### GIVEN EXERCISE
Hunt for the word "with" across the entries below, copying each line that holds it.

### DATASET CONTENT
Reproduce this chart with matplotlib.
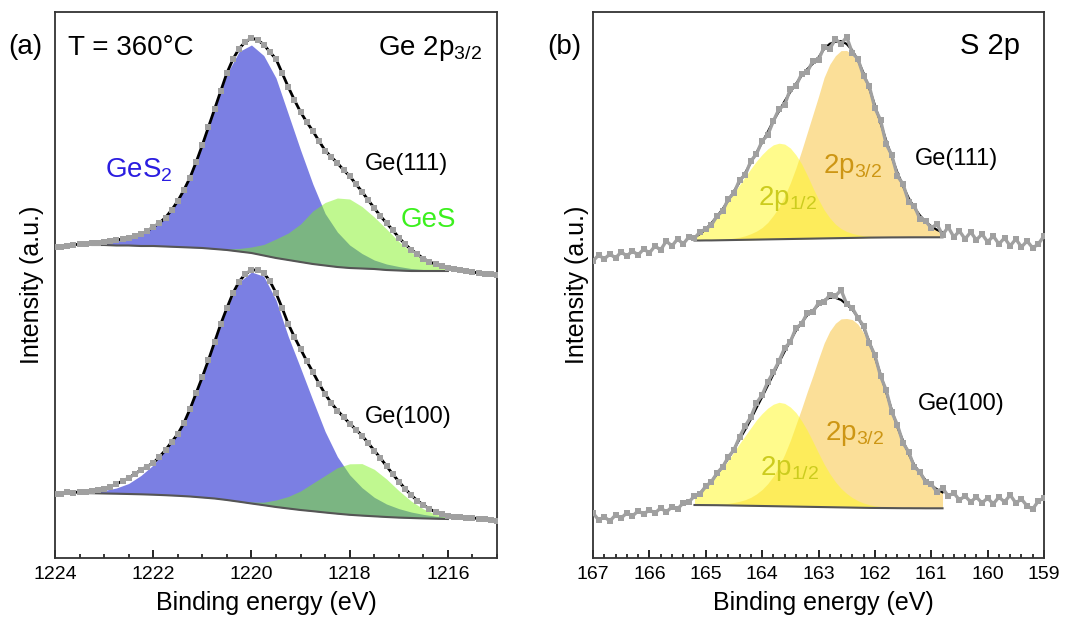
import matplotlib
matplotlib.use('Agg')
import matplotlib.pyplot as plt
import numpy as np
from matplotlib.ticker import MultipleLocator

plt.rcParams['font.family'] = ['Liberation Sans', 'DejaVu Sans']
plt.rcParams['mathtext.default'] = 'regular'

# ---------------- Ge 2p3/2 (panel a) ----------------
# fit grid (eV) and components, intensity in arbitrary units
ge_E_fit = np.linspace(1223.5, 1216.0, 31)
ge111_bg = [313.5, 313, 313, 312.5, 312.5, 312, 312, 311.5, 311, 310.5,
            310, 309, 308, 306.5, 305, 302.5, 300, 298, 296, 294,
            292.5, 291, 290, 289.5, 289, 288, 287.5, 287, 287, 287, 287]
ge111_ges2 = [1, 2, 3, 5, 8, 12, 19, 29, 46, 70,
              103, 140, 176, 200, 208, 200, 180, 146, 112, 80,
              52, 35, 23, 15, 9, 6, 4, 2.5, 1.5, 1, 0.5]
ge111_ges = [0, 0, 0, 0, 0, 0, 0, 0, 0, 0,
             0, 0, 1, 3, 6, 11, 19, 27, 38, 53,
             63, 69, 69, 62, 52, 41, 29, 19, 11, 6, 3]

ge100_bg = [65, 64.8, 64.5, 64.3, 64, 63.7, 63.3, 62.8, 62.2, 61.5,
            60.5, 59.5, 58, 56.3, 54.5, 52.8, 51, 49.5, 48, 46.8,
            45.5, 44.3, 43.2, 42.4, 41.7, 41, 40.4, 40, 39.6, 39.3, 39]
ge100_ges2 = [0.5, 1.5, 3, 5.7, 10.5, 18.8, 29.7, 45.2, 61.8, 87.5,
              120.5, 156.5, 192, 219.5, 231.5, 229, 207, 172, 142, 111,
              81, 57, 40, 28, 19, 13, 9, 6, 4, 2.5, 1.5]
ge100_ges = [0, 0, 0, 0, 0, 0, 0, 0, 0, 0,
             0, 0, 0.3, 0.7, 1.5, 3, 7, 12, 19, 28,
             37, 46, 51, 52, 47, 38, 27, 17, 9.5, 4.5, 2]

# measured spectra
ge_E_data = np.linspace(1224.0, 1215.0, 73)
ge111_data = [311, 311.5, 312, 313, 314, 314.5, 315, 315.5, 316, 317,
              318, 319, 320.5, 322, 324, 327, 331, 335, 340.5, 348,
              357, 368, 380.5, 396, 413, 431, 449, 467, 485, 499,
              509.5, 516, 520, 518, 513.5, 506, 499, 485, 471, 458,
              446, 436, 427, 417, 407.5, 401, 395, 388, 382, 374,
              366.5, 358, 350, 342, 335, 328, 320.5, 314, 308.5, 304,
              299.5, 296, 294, 292, 290.5, 289.5, 288, 287, 286, 285,
              284.5, 284, 283]
ge100_data = [64, 64.5, 66, 65.5, 66, 66.5, 67, 68, 69.5, 71.5,
              74, 77, 80, 84, 88, 91.5, 95, 101, 108, 116,
              124, 135, 149, 165, 181, 198, 216, 234, 250, 265,
              276.5, 284, 288, 288, 285, 277, 265, 250, 234, 221,
              209, 197, 186, 174.5, 164, 155, 147.5, 141, 134.5, 128.5,
              122.5, 115, 107.5, 100, 92, 84, 76.5, 69.5, 63, 57.5,
              53, 49, 46, 44, 42.5, 41.5, 41, 40.5, 40, 39.5,
              39, 38, 37]

# ---------------- S 2p (panel b) ----------------
s_E_fit = np.linspace(165.2, 160.8, 45)
s111_bg = [317.5, 317.5, 317.6, 317.6, 317.7, 317.8, 317.9, 318.0, 318.1, 318.2,
           318.3, 318.4, 318.5, 318.6, 318.7, 318.8, 318.9, 319.0, 319.1, 319.2,
           319.3, 319.4, 319.5, 319.6, 319.7, 319.8, 319.9, 320.0, 320.1, 320.2,
           320.3, 320.4, 320.45, 320.5, 320.55, 320.6, 320.62, 320.65, 320.68, 320.7,
           320.7, 320.7, 320.7, 320.7, 320.7]
s111_p12 = [3, 6.5, 11, 17, 23.5, 30.5, 38.5, 47, 55, 63,
            71, 78.5, 85, 90.5, 94.5, 96, 95, 91, 84, 75,
            63.5, 51, 39, 28.5, 20.5, 14, 9.5, 6.5, 4.5, 3,
            2, 1.4, 1, 0.7, 0.5, 0.4, 0.3, 0.2, 0.2, 0.1,
            0.1, 0.1, 0.1, 0, 0]
s111_p32 = [0.1, 0.1, 0.2, 0.3, 0.4, 0.7, 1.1, 1.8, 2.7, 4,
            6, 8.5, 12, 17, 24, 32, 43, 56, 71, 88,
            106, 124, 142, 161, 174, 182.5, 187.5, 187.5, 183, 174.5,
            162.5, 148, 131.5, 114, 96.5, 80, 64.5, 51, 39, 29.5,
            21.7, 15.5, 11, 7.5, 5]

s100_bg = [53.0, 52.95, 52.9, 52.85, 52.8, 52.7, 52.6, 52.5, 52.4, 52.3,
           52.2, 52.1, 52.0, 51.9, 51.8, 51.7, 51.6, 51.5, 51.4, 51.3,
           51.2, 51.1, 51.0, 50.9, 50.8, 50.7, 50.6, 50.5, 50.4, 50.3,
           50.2, 50.1, 50.05, 50.0, 49.95, 49.9, 49.85, 49.8, 49.8, 49.75,
           49.75, 49.7, 49.7, 49.7, 49.7]
s100_p12 = [8, 12, 17.5, 23.5, 30, 37.5, 45, 53.5, 62, 70,
            78, 86, 92.5, 98, 102, 104, 103, 99.5, 94, 86,
            76.5, 65.5, 54, 43, 33.5, 25.5, 19, 14, 10, 7,
            4.8, 3.2, 2.1, 1.4, 1, 0.7, 0.5, 0.4, 0.3, 0.2,
            0.15, 0.1, 0.1, 0.05, 0]
s100_p32 = [0.2, 0.3, 0.4, 0.6, 0.9, 1.3, 2, 3, 4.3, 6,
            8.5, 12, 16.5, 22.5, 30, 40, 52, 66, 82, 98,
            115, 131, 148, 164, 176, 184, 188.5, 189, 188, 183.5,
            175, 163.5, 149, 132.5, 115, 97.5, 80.5, 67, 54, 43,
            35, 28, 23, 19, 16]

s_E_data = np.linspace(167.0, 159.0, 81)
s111_data = [297, 303, 299, 304, 300, 306, 302, 307, 303, 309,
             305, 312, 308, 317, 312, 319, 314, 321, 320, 326,
             329, 333, 342, 347, 359, 365, 378, 383, 397, 404,
             417, 423, 437, 449, 453, 469, 472, 484, 486, 497,
             498, 511, 509, 519, 514, 521, 505, 499, 482, 472,
             450, 438, 414, 403, 382, 374, 356, 352, 339, 337,
             330, 334, 323, 331, 321, 327, 319, 326, 318, 324,
             316, 322, 314, 320, 312, 319, 311, 317, 310, 314,
             322]
s100_data = [45, 38, 41, 37, 43, 40, 45, 42, 47, 44,
             48, 45, 50, 46, 51, 49, 55, 56, 62, 64,
             72, 76, 85, 91, 101, 108, 121, 132, 141, 155,
             163, 176, 186, 197, 210, 216, 230, 234, 245, 246,
             255, 256, 263, 262, 268, 254, 250, 240, 232, 215,
             203, 182, 168, 146, 133, 115, 106, 91, 86, 76,
             74, 66, 70, 62, 65, 58, 62, 56, 61, 55,
             60, 54, 61, 56, 63, 55, 59, 52, 49, 57,
             60]

BLUE = '#7b7fe3'
GREEN = '#7cf218'
ORANGE = '#fbdf98'
YELLOW = '#fff926'
GRAY = '#a0a0a0'

fig = plt.figure(figsize=(10.7, 6.17), dpi=100)
ax_a = fig.add_axes([55/1070, 59/617, 442/1070, 546/617])
ax_b = fig.add_axes([593/1070, 59/617, 451/1070, 546/617])

# panel (a)
for bg, c1, c2, data in [(ge111_bg, ge111_ges2, ge111_ges, ge111_data),
                         (ge100_bg, ge100_ges2, ge100_ges, ge100_data)]:
    bg = np.array(bg)
    ax_a.fill_between(ge_E_fit, bg, bg + np.array(c1), color=BLUE, lw=0, zorder=1)
    ax_a.fill_between(ge_E_fit, bg, bg + np.array(c2), color=GREEN, alpha=0.48, lw=0, zorder=2)
    ax_a.plot(ge_E_fit, bg, color='#555555', lw=1.5, zorder=3)
    ax_a.plot(ge_E_data, data, color='black', lw=2, zorder=4)
    ax_a.plot(ge_E_data, data, 's', color=GRAY, ms=3.8, mew=0, zorder=5)

# panel (b)
for bg, p12, p32, data in [(s111_bg, s111_p12, s111_p32, s111_data),
                           (s100_bg, s100_p12, s100_p32, s100_data)]:
    bg = np.array(bg)
    ax_b.fill_between(s_E_fit, bg, bg + np.array(p32), color=ORANGE, lw=0, zorder=1)
    ax_b.fill_between(s_E_fit, bg, bg + np.array(p12), color=YELLOW, alpha=0.53, lw=0, zorder=2)
    ax_b.plot(s_E_fit, bg, color='#555555', lw=1.5, zorder=3)
    env = bg + np.array(p12) + np.array(p32)
    ax_b.plot(s_E_fit, env, color='black', lw=1.6, zorder=3.5)
    ax_b.plot(s_E_data, data, '-s', color=GRAY, lw=2.4, ms=4.5, mew=0, zorder=4)

ax_a.set_xlim(1224, 1215)
ax_a.xaxis.set_major_locator(MultipleLocator(2))
ax_a.xaxis.set_minor_locator(MultipleLocator(0.5))
ax_b.set_xlim(167, 159)
ax_b.xaxis.set_major_locator(MultipleLocator(1))
ax_b.xaxis.set_minor_locator(MultipleLocator(0.2))

for ax in (ax_a, ax_b):
    ax.set_ylim(0, 546)
    ax.set_yticks([])
    ax.tick_params(axis='x', which='major', direction='in', length=5.5, width=1.2,
                   labelsize=14, pad=6)
    ax.tick_params(axis='x', which='minor', direction='in', length=3, width=1.1)
    for sp in ax.spines.values():
        sp.set_linewidth(1.3)
        sp.set_color('#333333')
    ax.set_xlabel('Binding energy (eV)', fontsize=18, labelpad=2)

ax_a.set_ylabel('Intensity (a.u.)', fontsize=18, labelpad=8)
ax_b.set_ylabel('Intensity (a.u.)', fontsize=18, labelpad=3)
ax_a.xaxis.set_label_coords(0.478, -0.082)
ax_b.xaxis.set_label_coords(0.51, -0.082)
ax_a.xaxis.label.set_verticalalignment('center')
ax_b.xaxis.label.set_verticalalignment('center')

# annotations panel (a)
fig.text(8/1070, 1 - 47/617, '(a)', fontsize=20, va='center', ha='left')
ax_a.text(0.029, 0.921, 'T = 360\u00b0C', fontsize=20, transform=ax_a.transAxes, va='baseline')
ax_a.text(0.966, 0.921, 'Ge 2p$_{3/2}$', fontsize=20, transform=ax_a.transAxes,
          va='baseline', ha='right')
ax_a.text(0.113, 0.696, 'GeS$_2$', fontsize=20, color='#2b1de0', transform=ax_a.transAxes,
          va='baseline')
ax_a.text(0.781, 0.606, 'GeS', fontsize=20, color='#3cf01e', transform=ax_a.transAxes,
          va='baseline')
ax_a.text(0.701, 0.711, 'Ge(111)', fontsize=17, transform=ax_a.transAxes, va='baseline')
ax_a.text(0.701, 0.247, 'Ge(100)', fontsize=17, transform=ax_a.transAxes, va='baseline')

# annotations panel (b)
fig.text(547/1070, 1 - 47/617, '(b)', fontsize=20, va='center', ha='left')
ax_b.text(0.947, 0.923, 'S 2p', fontsize=21, transform=ax_b.transAxes, va='baseline', ha='right')
ax_b.text(0.714, 0.72, 'Ge(111)', fontsize=17, transform=ax_b.transAxes, va='baseline')
ax_b.text(0.721, 0.271, 'Ge(100)', fontsize=17, transform=ax_b.transAxes, va='baseline')
ax_b.text(0.51, 0.705, '2p$_{3/2}$', fontsize=20, color='#cd9614', transform=ax_b.transAxes,
          va='baseline')
ax_b.text(0.366, 0.647, '2p$_{1/2}$', fontsize=20, color='#cccc1e', transform=ax_b.transAxes,
          va='baseline')
ax_b.text(0.514, 0.216, '2p$_{3/2}$', fontsize=20, color='#cd9614', transform=ax_b.transAxes,
          va='baseline')
ax_b.text(0.37, 0.152, '2p$_{1/2}$', fontsize=20, color='#cccc1e', transform=ax_b.transAxes,
          va='baseline')

fig.savefig('out.png', dpi=100)
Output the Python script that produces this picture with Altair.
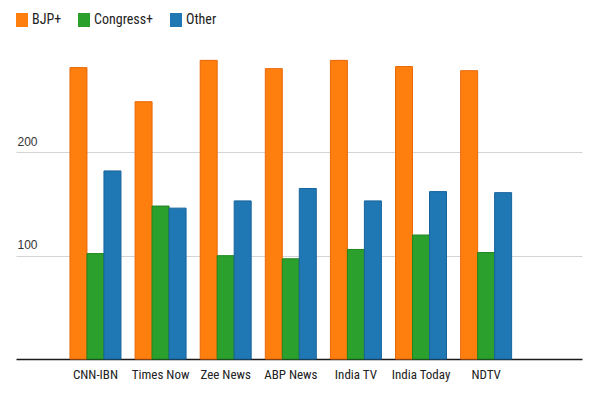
import altair as alt
import pandas as pd

channels = ["CNN-IBN", "Times Now", "Zee News", "ABP News", "India TV", "India Today", "NDTV"]
parties = ["BJP+", "Congress+", "Other"]
bjp = [282, 249, 289, 281, 289, 283, 279]
congress = [102, 148, 100, 97, 106, 120, 103]
other = [182, 146, 153, 165, 153, 162, 161]

fills = ["#FF7F0E", "#2CA02C", "#1F77B4"]
strokes = ["#E8680A", "#1E861E", "#17649C"]

rows = []
for party, vals in zip(parties, [bjp, congress, other]):
    for ch, v in zip(channels, vals):
        rows.append({"channel": ch, "party": party, "seats": v})
df = pd.DataFrame(rows)

label_font = "Liberation Sans Narrow, Arial Narrow, Roboto Condensed, sans-serif"

chart = alt.Chart(df).mark_bar(strokeWidth=1).encode(
    x=alt.X("channel:N", sort=channels, title=None,
            scale=alt.Scale(paddingInner=0.217, paddingOuter=0.955, align=0.434),
            axis=alt.Axis(labelAngle=0, ticks=False, tickSize=0, labelPadding=9,
                          domainColor="#1a1a1a", domainWidth=1.5,
                          labelFont=label_font, labelFontSize=13, labelColor="#222222",
                          grid=False)),
    xOffset=alt.XOffset("party:N", sort=parties,
                        scale=alt.Scale(paddingInner=0, paddingOuter=0)),
    y=alt.Y("seats:Q", title=None,
            scale=alt.Scale(domain=[0, 300], nice=False),
            axis=alt.Axis(values=[100, 200], domain=False, ticks=False, tickSize=0,
                          labelAlign="left", labelBaseline="bottom", labelPadding=-1,
                          labelOffset=-4, labelFont="Liberation Sans, Arial, sans-serif",
                          labelFontSize=12, labelColor="#333333",
                          gridColor="#d4d4d4", gridWidth=1)),
    color=alt.Color("party:N", sort=parties,
                    scale=alt.Scale(domain=parties, range=fills),
                    legend=alt.Legend(title=None, orient="none", direction="horizontal",
                                      legendX=-1, legendY=-36,
                                      symbolType="M-0.857,-1H0.857V1H-0.857Z",
                                      symbolSize=196, symbolStrokeWidth=0,
                                      labelFont=label_font, labelFontSize=14,
                                      labelColor="#222222", labelOffset=3,
                                      columnPadding=15)),
    stroke=alt.Stroke("party:N", sort=parties,
                      scale=alt.Scale(domain=parties, range=strokes),
                      legend=None),
).properties(
    width=566,
    height=310,
    autosize=alt.AutoSizeParams(type="none"),
    padding={"left": 8, "top": 41, "right": 10, "bottom": 33},
).configure_view(stroke=None)

chart.save("out.html", embed_options={"renderer": "svg", "actions": False})
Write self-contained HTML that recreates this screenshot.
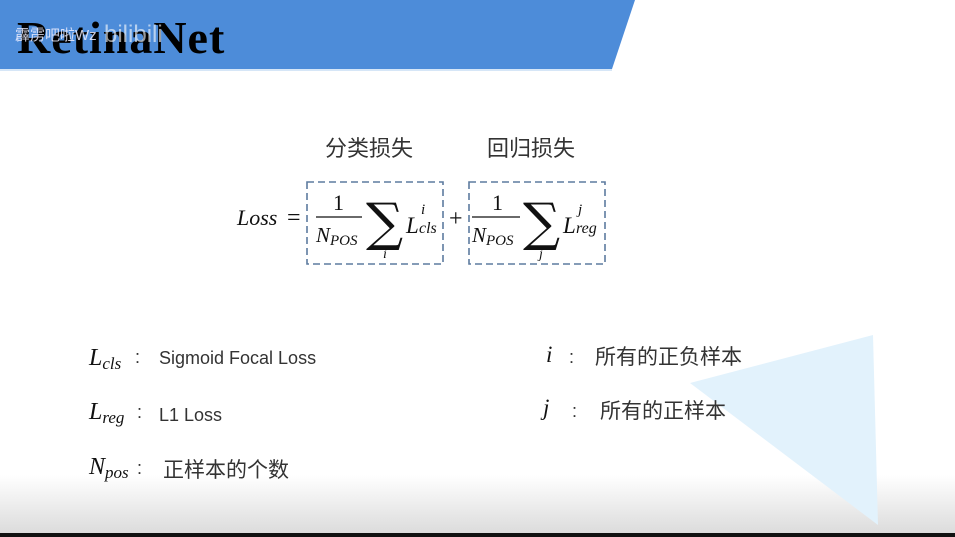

### ANSWER TO THIS EXERCISE
Reproduce this chart with matplotlib.
Output the Python script that produces this picture with Altair.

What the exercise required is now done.